I put my eye to the periscope.
I looked in upon-
It was just a brass tube with some crystal lenses and a view of an empty couch.
I seized the view piece and tried to screw it into some new focus on a far place and some dream bacteria that might fibrillate across an unimaginable horizon.
But the couch remained only a couch, and the wall beyond looked back at me with its great blank face.
Von Seyfertitz leaned forward and a tear ran off the tip of his nose to fall on one rusted fist.
"Are they dead?" he whispered.
"Good, they deserved to die. Now I can return to some kind of normal, sane world."
And with each word his voice fell deeper within his throat, his chest, his soul, until it, like the vaporous haunts within the peri-kaleidoscope, melted into silence.
He clenched his fists together in a fierce clasp
of prayer, like one who beseeches God to deliver him from plagues. And whether he was once again praying for my death, eyes shut, or whether he simply wished me gone with the visions within the brass device, I could not say.
I only knew that my gossip had done a terrible and irrevocable thing.
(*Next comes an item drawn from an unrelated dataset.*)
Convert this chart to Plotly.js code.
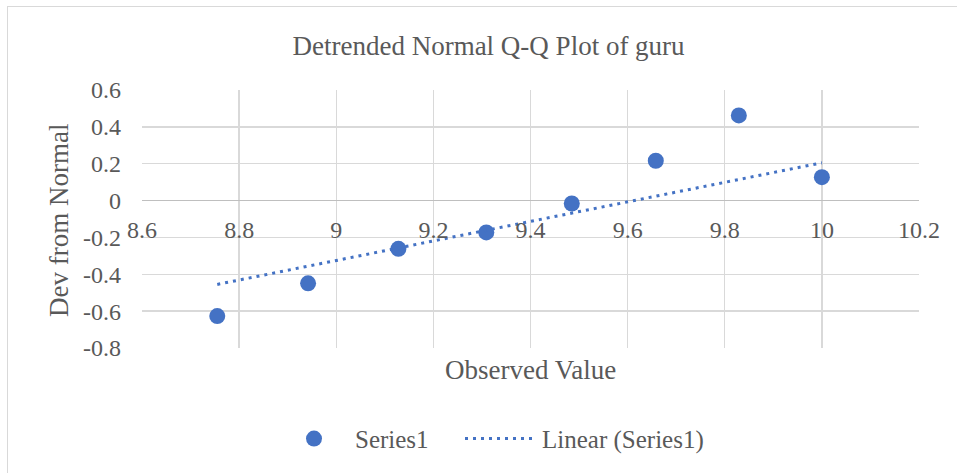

Me and my wild enthusiasm for a psychological future and the fame of this incredible captain from beneath Nemo's tidal seas.
"Gone," murmured Gustav Von Seyfertitz, Baron Woldstein, whispered for the last time. "Gone."
That was almost the end.
I went around a month later. The landlord reluctantly let me look over the premises, mostly because I hinted that I might be renting.
We stood in the middle of the empty room where I could see the dent marks where the couch had once stood.
I looked up at the ceiling. It was empty.
"What's wrong?" said the landlord. "Didn't they fix it so you can't see? Damn fool Baron made a damn big hole up into the office above. Rented that, too, but never used it for anything I knew of. There was just that big damn hole he left when he went away."
I sighed with relief.
"Nothing left upstairs?"
I looked up at the perfectly blank ceiling.
"Nice job of repair," I said.
"Thank God," said the landlord.
What, I often wonder, ever happened to Gustav Von Seyfertitz? Did he move to Vienna, to take up residence, perhaps, in or near dear Sigmund's very own address? Does he live in Rio, aerating fellow Unterderseaboat Captains who can't sleep for seasickness, roiling on their waterbeds under the shadow of the Andes Cross? Or is he in South Pasadena, within striking distance of the fruit larder nut farms disguised as film studios?
I cannot guess.
All I know is that some nights in the year, oh, once or twice, in a deep sleep I hear this terrible shout, his cry,
"Dive! Dive! Dive!"
And wake to find myself, sweating, far und my bed.